— begin INFORMATION SUPPLIED —

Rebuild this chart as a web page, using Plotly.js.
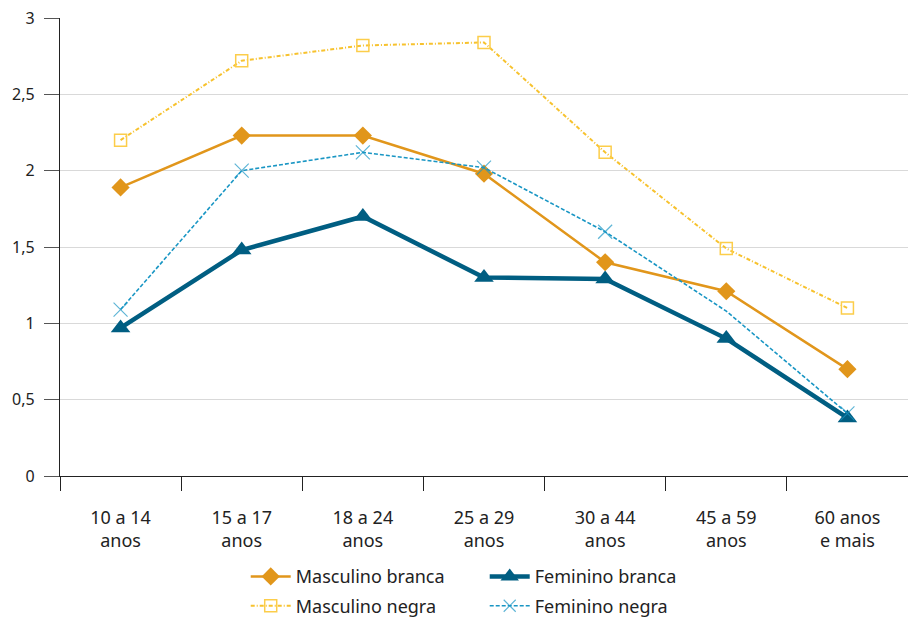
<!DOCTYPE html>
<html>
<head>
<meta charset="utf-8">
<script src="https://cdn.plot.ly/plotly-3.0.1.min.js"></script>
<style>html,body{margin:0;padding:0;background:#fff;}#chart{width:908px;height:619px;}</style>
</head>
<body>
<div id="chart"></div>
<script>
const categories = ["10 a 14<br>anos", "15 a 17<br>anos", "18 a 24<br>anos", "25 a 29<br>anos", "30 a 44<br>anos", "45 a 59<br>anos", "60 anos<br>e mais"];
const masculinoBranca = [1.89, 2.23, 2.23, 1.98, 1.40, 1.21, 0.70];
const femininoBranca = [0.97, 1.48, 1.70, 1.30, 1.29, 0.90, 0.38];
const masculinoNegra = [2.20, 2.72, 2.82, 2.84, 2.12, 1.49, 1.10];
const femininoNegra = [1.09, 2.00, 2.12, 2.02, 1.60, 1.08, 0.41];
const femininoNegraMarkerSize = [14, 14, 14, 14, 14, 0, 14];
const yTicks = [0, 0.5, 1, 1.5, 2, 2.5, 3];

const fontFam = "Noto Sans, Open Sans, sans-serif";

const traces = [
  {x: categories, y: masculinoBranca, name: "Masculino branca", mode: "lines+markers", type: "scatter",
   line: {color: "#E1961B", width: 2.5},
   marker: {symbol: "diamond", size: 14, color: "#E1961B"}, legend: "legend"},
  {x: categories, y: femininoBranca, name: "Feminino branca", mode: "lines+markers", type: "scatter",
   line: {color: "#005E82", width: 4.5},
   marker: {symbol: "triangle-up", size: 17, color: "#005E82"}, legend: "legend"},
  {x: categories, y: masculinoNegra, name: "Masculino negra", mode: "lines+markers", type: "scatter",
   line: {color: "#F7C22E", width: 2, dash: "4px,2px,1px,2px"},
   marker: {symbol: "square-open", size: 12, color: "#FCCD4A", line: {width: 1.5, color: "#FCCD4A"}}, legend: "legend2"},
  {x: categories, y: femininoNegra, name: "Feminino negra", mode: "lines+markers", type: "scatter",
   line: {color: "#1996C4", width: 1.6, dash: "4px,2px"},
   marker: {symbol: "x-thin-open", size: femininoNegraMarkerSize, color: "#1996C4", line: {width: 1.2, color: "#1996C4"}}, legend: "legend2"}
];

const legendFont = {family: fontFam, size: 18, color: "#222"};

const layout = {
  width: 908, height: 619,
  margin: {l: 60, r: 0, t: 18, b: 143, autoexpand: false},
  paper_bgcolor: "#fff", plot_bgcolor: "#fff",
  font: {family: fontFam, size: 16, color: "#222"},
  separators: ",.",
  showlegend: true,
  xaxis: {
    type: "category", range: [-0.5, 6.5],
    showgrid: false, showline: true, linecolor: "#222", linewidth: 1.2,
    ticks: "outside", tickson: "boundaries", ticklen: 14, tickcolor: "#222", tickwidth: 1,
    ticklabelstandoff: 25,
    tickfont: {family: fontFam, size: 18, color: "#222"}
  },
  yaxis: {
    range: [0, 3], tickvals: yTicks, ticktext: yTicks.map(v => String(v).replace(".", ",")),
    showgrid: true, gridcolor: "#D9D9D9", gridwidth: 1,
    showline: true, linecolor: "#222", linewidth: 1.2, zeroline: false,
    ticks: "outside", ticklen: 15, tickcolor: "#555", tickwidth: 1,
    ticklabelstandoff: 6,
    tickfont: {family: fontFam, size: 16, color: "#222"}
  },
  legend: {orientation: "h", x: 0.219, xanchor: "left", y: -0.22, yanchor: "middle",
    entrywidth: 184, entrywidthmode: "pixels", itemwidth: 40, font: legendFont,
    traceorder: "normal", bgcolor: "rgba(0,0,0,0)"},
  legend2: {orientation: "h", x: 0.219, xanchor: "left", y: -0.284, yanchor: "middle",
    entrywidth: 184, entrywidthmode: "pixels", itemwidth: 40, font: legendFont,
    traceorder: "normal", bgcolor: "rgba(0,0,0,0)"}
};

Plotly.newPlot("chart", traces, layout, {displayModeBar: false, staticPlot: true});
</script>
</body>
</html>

— end INFORMATION SUPPLIED —

Write out each line of the data exactly; the images should be left out.

▸ **EXERCISE RESPONSE**:
Rebuild this chart as a web page, using Plotly.js.
<!DOCTYPE html>
<html>
<head>
<meta charset="utf-8">
<script src="https://cdn.plot.ly/plotly-3.0.1.min.js"></script>
<style>html,body{margin:0;padding:0;background:#fff;}#chart{width:908px;height:619px;}</style>
</head>
<body>
<div id="chart"></div>
<script>
const categories = ["10 a 14<br>anos", "15 a 17<br>anos", "18 a 24<br>anos", "25 a 29<br>anos", "30 a 44<br>anos", "45 a 59<br>anos", "60 anos<br>e mais"];
const masculinoBranca = [1.89, 2.23, 2.23, 1.98, 1.40, 1.21, 0.70];
const femininoBranca = [0.97, 1.48, 1.70, 1.30, 1.29, 0.90, 0.38];
const masculinoNegra = [2.20, 2.72, 2.82, 2.84, 2.12, 1.49, 1.10];
const femininoNegra = [1.09, 2.00, 2.12, 2.02, 1.60, 1.08, 0.41];
const femininoNegraMarkerSize = [14, 14, 14, 14, 14, 0, 14];
const yTicks = [0, 0.5, 1, 1.5, 2, 2.5, 3];

const fontFam = "Noto Sans, Open Sans, sans-serif";

const traces = [
  {x: categories, y: masculinoBranca, name: "Masculino branca", mode: "lines+markers", type: "scatter",
   line: {color: "#E1961B", width: 2.5},
   marker: {symbol: "diamond", size: 14, color: "#E1961B"}, legend: "legend"},
  {x: categories, y: femininoBranca, name: "Feminino branca", mode: "lines+markers", type: "scatter",
   line: {color: "#005E82", width: 4.5},
   marker: {symbol: "triangle-up", size: 17, color: "#005E82"}, legend: "legend"},
  {x: categories, y: masculinoNegra, name: "Masculino negra", mode: "lines+markers", type: "scatter",
   line: {color: "#F7C22E", width: 2, dash: "4px,2px,1px,2px"},
   marker: {symbol: "square-open", size: 12, color: "#FCCD4A", line: {width: 1.5, color: "#FCCD4A"}}, legend: "legend2"},
  {x: categories, y: femininoNegra, name: "Feminino negra", mode: "lines+markers", type: "scatter",
   line: {color: "#1996C4", width: 1.6, dash: "4px,2px"},
   marker: {symbol: "x-thin-open", size: femininoNegraMarkerSize, color: "#1996C4", line: {width: 1.2, color: "#1996C4"}}, legend: "legend2"}
];

const legendFont = {family: fontFam, size: 18, color: "#222"};

const layout = {
  width: 908, height: 619,
  margin: {l: 60, r: 0, t: 18, b: 143, autoexpand: false},
  paper_bgcolor: "#fff", plot_bgcolor: "#fff",
  font: {family: fontFam, size: 16, color: "#222"},
  separators: ",.",
  showlegend: true,
  xaxis: {
    type: "category", range: [-0.5, 6.5],
    showgrid: false, showline: true, linecolor: "#222", linewidth: 1.2,
    ticks: "outside", tickson: "boundaries", ticklen: 14, tickcolor: "#222", tickwidth: 1,
    ticklabelstandoff: 25,
    tickfont: {family: fontFam, size: 18, color: "#222"}
  },
  yaxis: {
    range: [0, 3], tickvals: yTicks, ticktext: yTicks.map(v => String(v).replace(".", ",")),
    showgrid: true, gridcolor: "#D9D9D9", gridwidth: 1,
    showline: true, linecolor: "#222", linewidth: 1.2, zeroline: false,
    ticks: "outside", ticklen: 15, tickcolor: "#555", tickwidth: 1,
    ticklabelstandoff: 6,
    tickfont: {family: fontFam, size: 16, color: "#222"}
  },
  legend: {orientation: "h", x: 0.219, xanchor: "left", y: -0.22, yanchor: "middle",
    entrywidth: 184, entrywidthmode: "pixels", itemwidth: 40, font: legendFont,
    traceorder: "normal", bgcolor: "rgba(0,0,0,0)"},
  legend2: {orientation: "h", x: 0.219, xanchor: "left", y: -0.284, yanchor: "middle",
    entrywidth: 184, entrywidthmode: "pixels", itemwidth: 40, font: legendFont,
    traceorder: "normal", bgcolor: "rgba(0,0,0,0)"}
};

Plotly.newPlot("chart", traces, layout, {displayModeBar: false, staticPlot: true});
</script>
</body>
</html>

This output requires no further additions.